8 August 2017

Burundi: Fighting Street Children Phenomenon Must Respect Children Rights, Says Activist

analysis

Burundi police arrested over 150 people including children who come from other provinces in Bujumbura city center. The police plan to bring them back to their provinces of origin. Children's rights activist says street children must be first sensitized to the importance of their return to their families.

Yesterday, Pierre Nkurikiye, Spokesman for the police told reporters the latter arrested 32 sex workers including a man in Bwiza area, 94 juvenile delinquents, 32 children in street situation and about 10 beggars in Bujumbura city center.

Nkurikiye says these apprehended people are part of those who disrupt security. He says, the police in collaboration with the administration plan to drive them back to their provinces of origin. "The police have already carried out a raid against these categories of people and returned them to their families. Unfortunately, they come back to Bujumbura shortly after," said Nkurikiye. The spokesman for the police called on all the security partners, especially the administration to intervene. "We urge local authorities to redouble their efforts to ensure that those people cannot return to the capital after they have arrived in their provinces.

"Police have not succeeded because they have made a hasty decision"

The chairman of National Federation of Associations Engaged in Children's Welfare (FENADEB), Jacques Nshimirimana, says children's rights activists have never opposed the government's plan to put an end to the growing street children phenomenon in Burundi. He said, they rather asked the government to analyze together the ways to carry out this plan without violating children's rights. "Street children are victims of their parents' fault, their own fault and others are victims of the 1993 civil war. These children must have the same rights as other internally displaced persons, "said FENADEB representative.

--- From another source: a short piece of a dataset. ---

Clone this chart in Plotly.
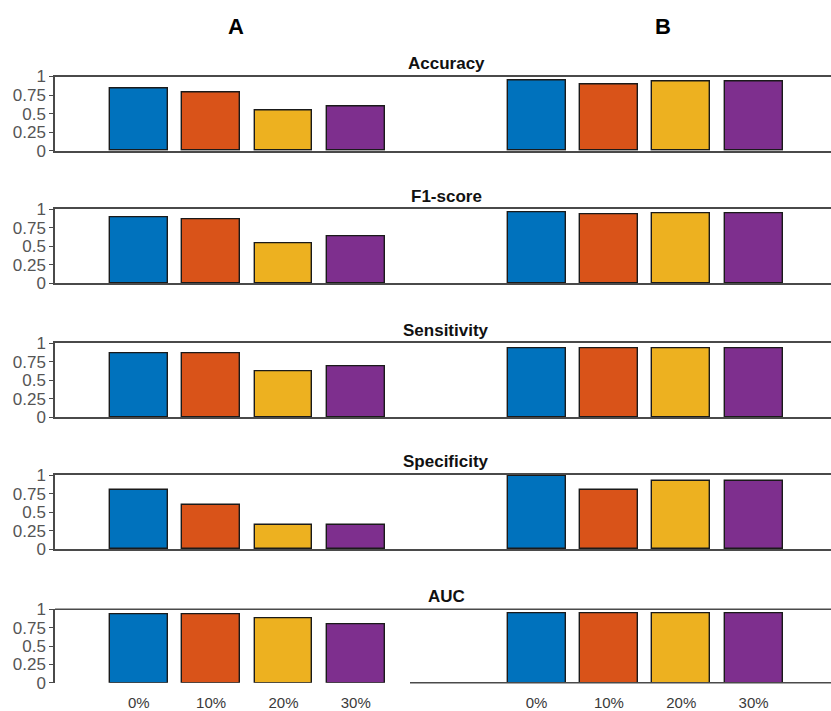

In Burundi, there are many IDP sites and none can force displaced persons to return to their provinces of origin because they are protected by the African Union Convention for the Protection and Assistance of IDPs. "Among street people include former war children who are victims of the failure of social integration. In this case, the children are not at fault, "said Nshimirimana.

In February 2017, the Minister of Human Rights organized a two-day meeting with members of organizations working in the children's field to jointly explore ways and means to end this phenomenon of delinquency and children in street situation.

Nshimirimana said the participants recommended that the fight against the street children phenomenon and delinquency must respect children's rights. "We must educate these children so that they know that the street is not their place and sensitize their family members who will welcome them," said Nshimirimana.

In December 2016, the police staged a raid throughout the country to implement the state policy to combat delinquency and phenomenon of children in street situation. The police raids are the result of a measure taken by the President of the Republic in September 2016, which gives various local administration officials a period of six months to ban street begging throughout the country.

Nshimirimana says he is concerned about the situation. For him, if these street children have left their families after committing serious crimes and are forced to return home, the police will have exposed them to danger.

"We found two bodies of children after the police had forced those children to return to their families," Nshimirimana said. That is the reason why the Ministry of Human Rights subsequently decided to suspend these police raids against street children and delinquents throughout the country to better prepare awareness-raising campaigns.

Awareness raising activities are scheduled to begin before the end of August 2017, according to Nshimirimana. He said children's rights activists and the Minister of Human Rights had convinced the government to build transit shelters for street children, beggars and delinquents until their families are ready to welcome them. For the president of FENADEB, the police have made a hasty decision by forcibly returning these children to their villages the reason why they haven't succeeded.